『冒険者たち』 ロベール・アンリコ 監督 アラン・ドロン、リノ・ヴァンチュラ、ジョアンナ・シムカス 出演

日本人が最も愛したフランス映画とも、青春映画の金字塔とも呼ばれる本作。
物語は、ジョアンナ・シムカス演じる駆け出し芸術家のレティシアが廃材を求めて、リノ・ヴァンチュラ演じるエンジニアのローランを訪れるところから始まる。
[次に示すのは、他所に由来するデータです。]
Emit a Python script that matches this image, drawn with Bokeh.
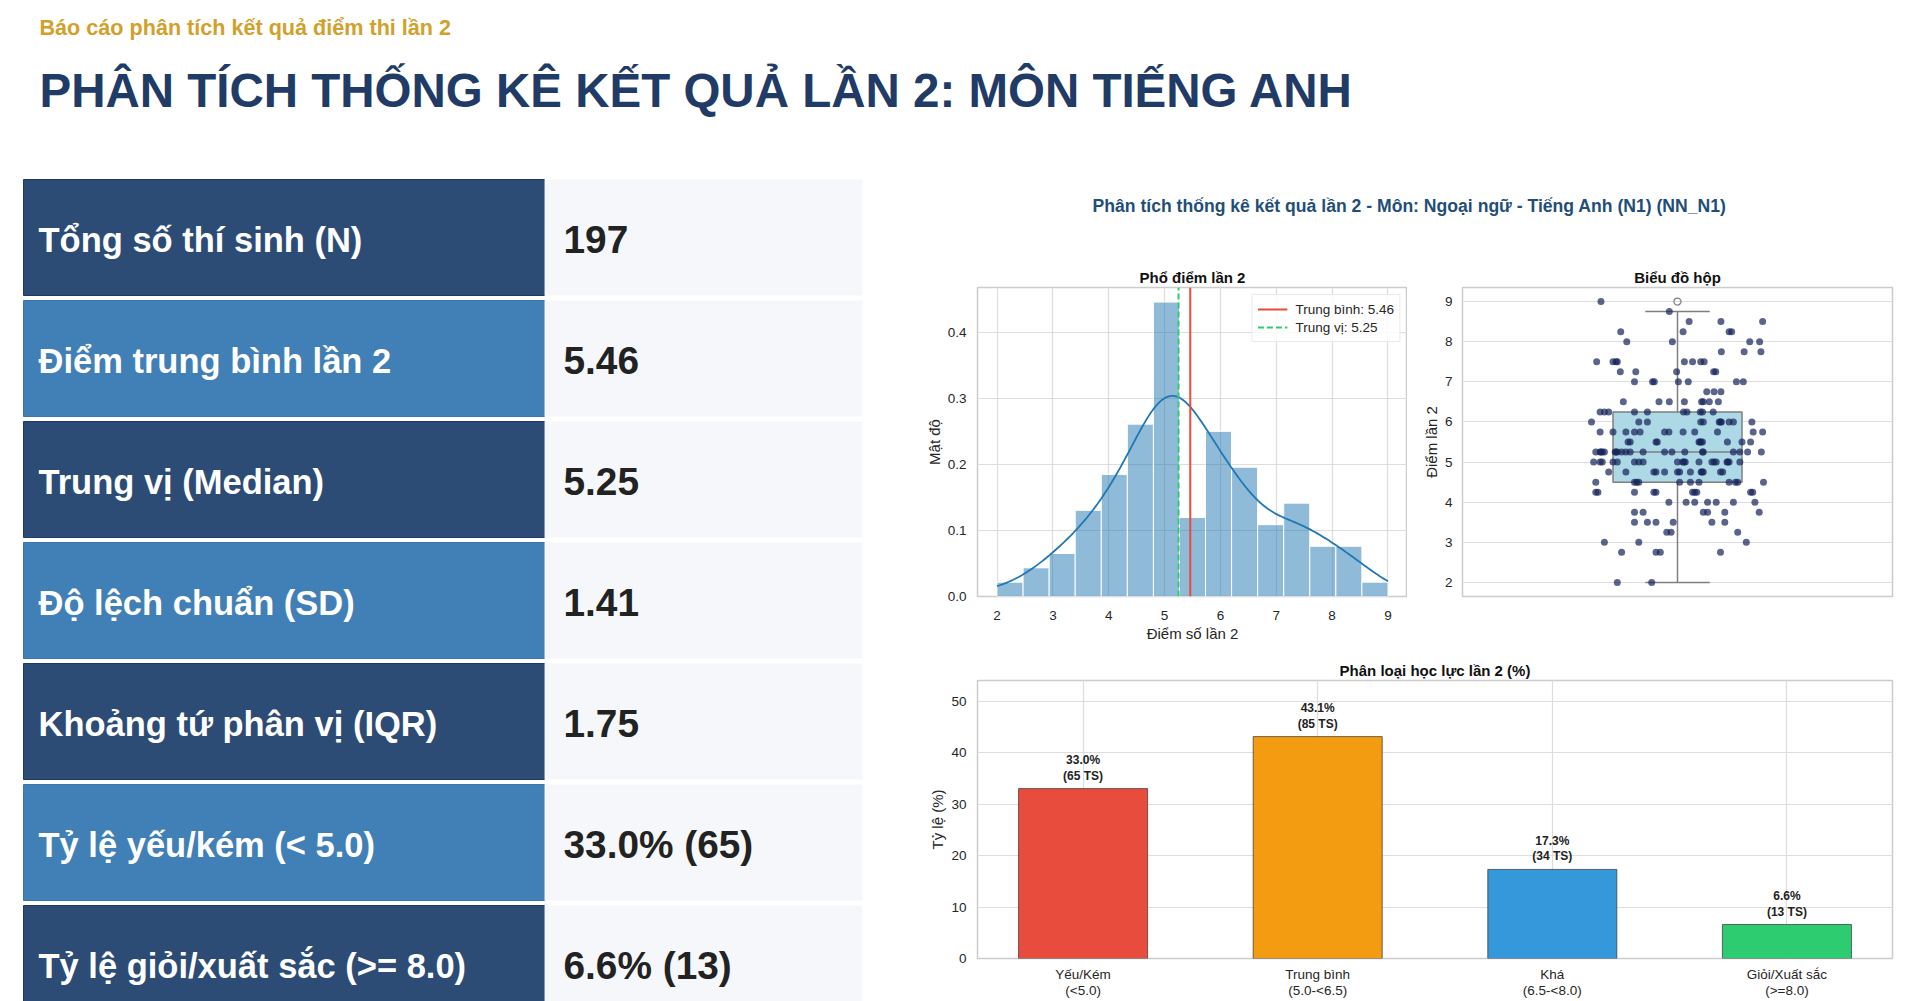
import numpy as np
from bokeh.plotting import figure
from bokeh.layouts import column, row
from bokeh.models import Range1d, FixedTicker, PrintfTickFormatter, Legend, LegendItem
from bokeh.core.properties import value
from bokeh.embed import file_html
from bokeh.resources import INLINE

FONT = "Liberation Sans"

tieu_de_phu = "Báo cáo phân tích kết quả điểm thi lần 2"
tieu_de = "PHÂN TÍCH THỐNG KÊ KẾT QUẢ LẦN 2: MÔN TIẾNG ANH"
tieu_de_bieu_do = "Phân tích thống kê kết quả lần 2 - Môn: Ngoại ngữ - Tiếng Anh (N1) (NN_N1)"

chi_so = ["Tổng số thí sinh (N)", "Điểm trung bình lần 2", "Trung vị (Median)",
          "Độ lệch chuẩn (SD)", "Khoảng tứ phân vị (IQR)", "Tỷ lệ yếu/kém (< 5.0)",
          "Tỷ lệ giỏi/xuất sắc (>= 8.0)"]
gia_tri = ["197", "5.46", "5.25", "1.41", "1.75", "33.0% (65)", "6.6% (13)"]

diem_tb = 5.46
trung_vi = 5.25

# score levels and the horizontal jitter of every student at that level (strip plot)
muc_diem = [2.0, 2.75, 3.0, 3.25, 3.5, 3.75, 4.0, 4.25, 4.5, 4.75, 5.0, 5.25, 5.5,
            5.75, 6.0, 6.25, 6.5, 6.75, 7.0, 7.25, 7.5, 7.75, 8.0, 8.25, 8.5, 8.75, 9.0]
lech_ngang = [
    [-0.14, -0.06],
    [-0.13, -0.05, -0.04, 0.10],
    [-0.17, -0.09, 0.16],
    [-0.025, -0.015, 0.14],
    [-0.10, -0.07, -0.05, -0.01, 0.08, 0.11],
    [-0.10, -0.08, 0.06, 0.07, 0.11, 0.19],
    [-0.02, 0.02, 0.04, 0.07, 0.09, 0.13, 0.18],
    [-0.19, -0.185, -0.10, -0.055, -0.05, 0.035, 0.04, 0.045, 0.17, 0.175],
    [-0.19, -0.10, -0.095, -0.09, 0.005, 0.03, 0.05, 0.12, 0.135, 0.14, 0.20],
    [-0.16, -0.12, -0.055, -0.05, -0.03, 0.0, 0.005, 0.03, 0.055, 0.057, 0.06, 0.10, 0.105],
    [-0.195, -0.18, -0.175, -0.15, -0.14, -0.10, -0.09, -0.08, 0.0, 0.012, 0.015, 0.018,
     0.05, 0.08, 0.085, 0.09, 0.115, 0.117, 0.12, 0.145],
    [-0.19, -0.18, -0.178, -0.175, -0.17, -0.145, -0.143, -0.14, -0.13, -0.12, -0.11,
     -0.08, -0.03, -0.013, 0.017, 0.058, 0.06, 0.13, 0.145, 0.163, 0.195],
    [-0.115, -0.11, -0.05, -0.047, 0.05, 0.052, 0.055, 0.058, 0.116, 0.15, 0.17],
    [-0.18, -0.15, -0.12, -0.10, -0.087, -0.03, -0.02, 0.013, 0.04, 0.093, 0.176, 0.198],
    [-0.20, -0.09, -0.07, 0.054, 0.06, 0.097, 0.10, 0.102, 0.12, 0.13, 0.173],
    [-0.18, -0.17, -0.16, -0.10, -0.07, 0.014, 0.022, 0.053, 0.058, 0.083],
    [-0.126, -0.043, -0.019, 0.016, 0.056, 0.06, 0.074, 0.095],
    [0.068, 0.085, 0.101],
    [-0.10, -0.058, -0.054, 0.002, 0.025, 0.137, 0.153],
    [-0.133, -0.097, -0.002, 0.084, 0.089],
    [-0.188, -0.15, -0.143, -0.14, 0.016, 0.035, 0.054, 0.062],
    [0.102, 0.155, 0.194],
    [-0.118, -0.012, 0.168, 0.191],
    [-0.132, 0.013, 0.12, 0.126],
    [0.027, 0.101, 0.198],
    [-0.019],
    [-0.178],
]

nhom = ["Yếu/Kém\n(<5.0)", "Trung bình\n(5.0-<6.5)", "Khá\n(6.5-<8.0)", "Giỏi/Xuất sắc\n(>=8.0)"]
ty_le = [33.0, 43.1, 17.3, 6.6]
so_ts = [65, 85, 34, 13]
mau_nhom = ["#E74C3C", "#F39C12", "#3498DB", "#2ECC71"]

# ---- derived ----
diem = np.array([m for m, l in zip(muc_diem, lech_ngang) for _ in l])
lech = np.array([v for l in lech_ngang for v in l])

TICK = "#262626"


def khung(p):
    p.background_fill_color = "white"
    p.border_fill_color = "white"
    p.outline_line_color = "#cccccc"
    p.outline_line_width = 1.5
    p.axis.axis_line_color = None
    p.axis.major_tick_line_color = None
    p.axis.minor_tick_line_color = None
    p.axis.major_tick_out = 0
    p.axis.minor_tick_out = 0
    p.axis.major_tick_in = 0
    p.axis.minor_tick_in = 0
    p.axis.major_label_text_font = FONT
    p.axis.major_label_text_font_size = "13.5px"
    p.axis.major_label_text_color = TICK
    p.axis.axis_label_text_font = FONT
    p.axis.axis_label_text_font_size = "15px"
    p.axis.axis_label_text_font_style = "normal"
    p.axis.axis_label_text_color = TICK
    p.axis.major_label_standoff = 11
    p.axis.axis_label_standoff = 2
    p.grid.grid_line_color = "#dddddd"
    p.grid.grid_line_width = 1.2
    p.title.text_font = FONT
    p.title.text_font_size = "15px"
    p.title.text_font_style = "bold"
    p.title.text_color = "#111111"
    p.title.align = "center"
    p.title.standoff = 4


def trang(w, h, x0=0, x1=None, **kw):
    p = figure(width=w, height=h, x_range=Range1d(x0, w if x1 is None else x1),
               y_range=Range1d(h, 0), x_axis_location=None, y_axis_location=None,
               toolbar_location=None, output_backend="svg", **kw)
    p.grid.visible = False
    p.outline_line_color = None
    p.background_fill_color = "white"
    p.border_fill_color = "white"
    return p


# ---- header ----
dau = trang(1912, 168, min_border=0)
dau.text(x=[39], y=[27], text=[tieu_de_phu], text_font=value(FONT), text_font_size="21.6px",
         text_font_style="bold", text_color="#D1A12B", text_baseline="middle")
dau.text(x=[39], y=[90], text=[tieu_de], text_font=value(FONT), text_font_size="47.5px",
         text_font_style="bold", text_color="#1F3B66", text_baseline="middle")

# ---- stats table ----
bang = trang(908, 833, min_border=0)
n = len(chi_so)
top = [11 + 121 * i for i in range(n)]
bot = [t + 116 for t in top]
mid = [t + 60 for t in top]
nen = ["#2C4C75" if i % 2 == 0 else "#4180B6" for i in range(n)]
vien = ["#1E3A60" if i % 2 == 0 else "#3A76AA" for i in range(n)]
bang.quad(left=23, right=544, top=top, bottom=bot, fill_color=nen, line_color=vien, line_width=1)
bang.quad(left=544, right=862, top=top, bottom=bot, fill_color="#F5F7FA", line_color=None)
bang.text(x=[38] * n, y=mid, text=chi_so, text_font=value(FONT), text_font_size="34.5px",
          text_font_style="bold", text_color="white", text_baseline="middle")
bang.text(x=[563] * n, y=mid, text=gia_tri, text_font=value(FONT), text_font_size="38.8px",
          text_font_style="bold", text_color="#222222", text_baseline="middle")

# ---- chart group title (frame lines up with the chart frames: page x 977..1892) ----
tde = trang(1004, 70, x0=977, x1=1892, min_border_left=69, min_border_right=20,
            min_border_top=0, min_border_bottom=0)
tde.text(x=[1092], y=[37], text=[tieu_de_bieu_do], text_font=value(FONT), text_font_size="17.6px",
         text_font_style="bold", text_color="#1F4E79", text_baseline="middle")

# ---- histogram + kde ----
hist = figure(width=499, height=407, x_range=Range1d(1.65, 9.35), y_range=Range1d(0, 0.468),
              title="Phổ điểm lần 2", x_axis_label="Điểm số lần 2", y_axis_label="Mật độ",
              toolbar_location=None, output_backend="svg",
              min_border_left=69, min_border_right=0, min_border_top=49, min_border_bottom=49)
dem, canh = np.histogram(diem, bins=15, range=(2, 9))
mat_do = dem / (dem.sum() * np.diff(canh))
hist.quad(left=canh[:-1], right=canh[1:], bottom=0, top=mat_do, fill_color="#1f77b4",
          fill_alpha=0.5, line_color="white", line_width=1)
xs = np.linspace(diem.min(), diem.max(), 200)
bw = diem.std(ddof=1) * len(diem) ** (-0.2)
kde = np.exp(-0.5 * ((xs[:, None] - diem[None, :]) / bw) ** 2).sum(1) / (len(diem) * bw * np.sqrt(2 * np.pi))
hist.line(xs, kde, line_color="#1f77b4", line_width=1.8)
yy = [hist.y_range.start, hist.y_range.end]
r_tb = hist.line([diem_tb, diem_tb], yy, line_color="#E74C3C", line_width=2)
r_tv = hist.line([trung_vi, trung_vi], yy, line_color="#2ECC71", line_width=2, line_dash="6 3")
khung(hist)
hist.xaxis.ticker = FixedTicker(ticks=list(range(2, 10)))
hist.yaxis.ticker = FixedTicker(ticks=[0, 0.1, 0.2, 0.3, 0.4])
hist.yaxis.formatter = PrintfTickFormatter(format="%.1f")
hist.xaxis.major_label_standoff = 14
hist.xaxis.axis_label_standoff = 2
chu_giai = Legend(items=[LegendItem(label=f"Trung bình: {diem_tb:.2f}", renderers=[r_tb]),
                         LegendItem(label=f"Trung vị: {trung_vi:.2f}", renderers=[r_tv])],
                  location="top_right")
chu_giai.label_text_font = FONT
chu_giai.label_text_font_size = "13.5px"
chu_giai.label_text_color = TICK
chu_giai.border_line_color = "#d5d5d5"
chu_giai.background_fill_alpha = 0.85
chu_giai.margin = 7
chu_giai.padding = 5
chu_giai.spacing = 0
chu_giai.glyph_width = 30
chu_giai.label_height = 18
chu_giai.glyph_height = 18
chu_giai.label_standoff = 8
hist.add_layout(chu_giai)

# ---- box plot + strip ----
hop = figure(width=505, height=407, x_range=Range1d(-0.5, 0.5), y_range=Range1d(1.65, 9.35),
             title="Biểu đồ hộp", y_axis_label="Điểm lần 2",
             toolbar_location=None, output_backend="svg",
             min_border_left=55, min_border_right=20, min_border_top=49, min_border_bottom=49)
q1, med, q3 = np.percentile(diem, [25, 50, 75])
iqr = q3 - q1
duoi = diem[diem >= q1 - 1.5 * iqr].min()
tren = diem[diem <= q3 + 1.5 * iqr].max()
ngoai = diem[(diem < q1 - 1.5 * iqr) | (diem > q3 + 1.5 * iqr)]
XAM = "#7f7f7f"
hop.segment(x0=[0, 0], y0=[q3, duoi], x1=[0, 0], y1=[tren, q1], line_color=XAM, line_width=1.5)
hop.segment(x0=[-0.075, -0.075], y0=[tren, duoi], x1=[0.075, 0.075], y1=[tren, duoi],
            line_color=XAM, line_width=1.5)
hop.quad(left=-0.15, right=0.15, bottom=q1, top=q3, fill_color="#add8e6", line_color=XAM, line_width=1.5)
hop.segment(x0=[-0.15], y0=[med], x1=[0.15], y1=[med], line_color=XAM, line_width=1.5)
hop.scatter(x=np.zeros(len(ngoai)), y=ngoai, size=7, fill_color=None, line_color=XAM, line_width=1.2)
hop.scatter(x=lech, y=diem, size=7, fill_color="#16235A", fill_alpha=0.7, line_color=None)
khung(hop)
hop.xaxis.visible = False
hop.xgrid.visible = False
hop.yaxis.ticker = FixedTicker(ticks=list(range(2, 10)))
hop.yaxis.major_label_standoff = 10

# ---- category bars ----
vi_tri = list(range(len(nhom)))
cot = figure(width=1004, height=356, x_range=Range1d(-0.45, 3.45), y_range=Range1d(0, 54),
             title="Phân loại học lực lần 2 (%)", y_axis_label="Tỷ lệ (%)",
             toolbar_location=None, output_backend="svg",
             min_border_left=69, min_border_right=20, min_border_top=35, min_border_bottom=40)
cot.vbar(x=vi_tri, top=ty_le, width=0.55, fill_color=mau_nhom, line_color="#333333",
         line_alpha=0.7, line_width=1)
nhan = [f"{t:.1f}%\n({s} TS)" for t, s in zip(ty_le, so_ts)]
cot.text(x=vi_tri, y=ty_le, text=nhan, text_align="center", text_baseline="bottom", y_offset=-6,
         text_font=value(FONT), text_font_size="12px", text_font_style="bold",
         text_line_height=1.1, text_color="#222222")
khung(cot)
cot.xaxis.ticker = FixedTicker(ticks=vi_tri)
cot.xaxis.major_label_overrides = {i: lbl for i, lbl in zip(vi_tri, nhom)}
cot.xaxis.major_label_text_line_height = 1.1
cot.xaxis.major_label_standoff = 8
cot.yaxis.ticker = FixedTicker(ticks=list(range(0, 51, 10)))

bo_cuc = column(dau, row(bang, column(tde, row(hist, hop), cot)))

open("out.html", "w").write(file_html(bo_cuc, INLINE))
アラン・ドロン演じるパイロットのマニュは、ローランの友人であり、三人が顔を揃えることになる。
程なく、それぞれに挫折を経験した三人は、一発逆転を目指して宝探しの旅に出掛ける。
物語の展開は、映画を見ていただくことにして、評者の印象に残ったシーンは、船の上でレティシアがローランに、この旅から戻ったら「あなたと一緒に暮らす」と言った時、ローランが戸惑いながら「そしたら、マニュは…」と返したところである。
そして、あまりに有名すぎる要塞島でのラストシーン。息絶えるマニュに対してローランは、「レティシアは、おまえと暮らしたいと言っていた」と、見え透いた嘘をつく。不器用な愛の表現、不器用な友情の表現は、時代や国境を越えてフォトジェニックである。
そして、三人とも、他人の悪意や嫉妬に無頓着で詰めが甘いところが、愛すべき人物像を作り上げている。
これとは別であるが、作中の日本の映画関係者キヨバシや日本風の料亭、コンゴのベルギー人の描かれ方など、フランス人がどのような固定観念を持っているのか窺い知ることも出来る。